J’ai dit combien le drame d’Hamlet, joué sur la scène anglaise, s’éloignait des idées et des habitudes de notre théâtre ; je crois que celui de Macbeth présente encore, pour un Français, une plus grande nouveauté. Le début de ce drame a quelque chose de saisissant : qu’on se figure une nuit, mais une nuit comme on n’en a jamais vu sur nos théâtres, noire, profonde, sinistre, au milieu de laquelle se dessinent les formes vagues des trois sorcières. Ces trois rôles, à Sadler’s Wells, sont remplis par des hommes. Devrait-il en être ainsi ? La tradition paraît prononcer en faveur de cette singulière substitution de sexe : à Drury-Lane, du temps de John Kemble et d’Edmund Kean, les trois fatales sœurs étaient personnifiées par trois acteurs dont on a conservé les noms. On serait pourtant porté à croire, d’après l’autorité du docteur Formon[1], que du temps de Shakspeare ces mauvaises fées étaient représentées par des femmes, ou du moins par les jeunes gens qui jouaient alors les rôles de femmes et que l’on considérait comme de véritables actrices, puisque les ladies du temps prenaient d’eux les modes et les belles manières.

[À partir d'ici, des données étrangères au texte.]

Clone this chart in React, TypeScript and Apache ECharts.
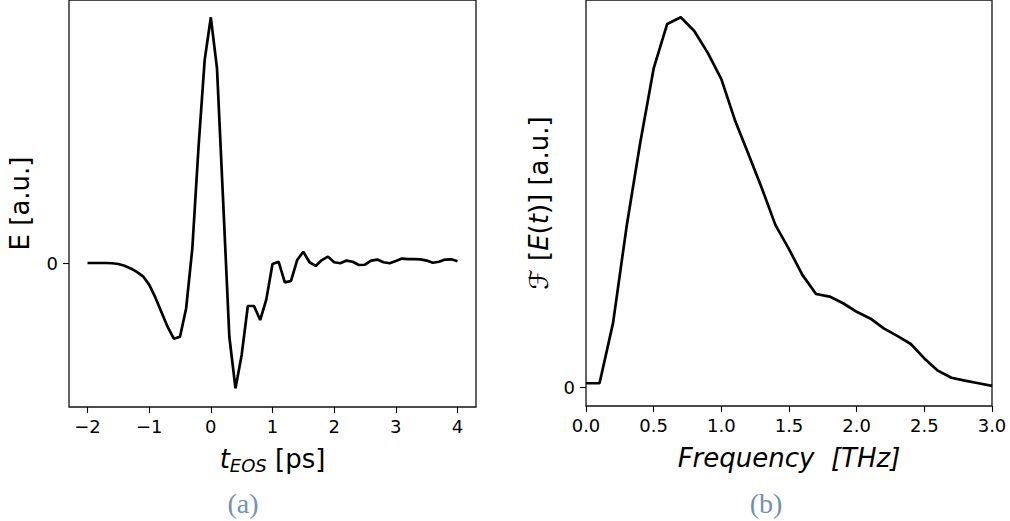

Si nous consultons le texte, il y a aussi de bonnes raisons pour croire que l’auteur avait plutôt en vue des esprits femelles. « Vous seriez des femmes, s’écrie Banquo, si vos barbes ne m’empêchaient de croire qu’il en est ainsi. » Nous avons donc affaire à des êtres sans sexe « qui ne ressemblent point aux habitans de la terre, » et

  1. Astrologue qui vivait du temps d’Elisabeth et qui a écrit un journal des pièces dramatiques auxquelles il assistait. On peut accuser William Davenant d’avoir altéré sur ce point l’ancienne pratique du théâtre. C’est lui, ajoute-t-on, qui introduisit dans ces scènes surnaturelles la musique de Locke, et qui modifia le dialogue des sorcières pour le conformer à ses vues.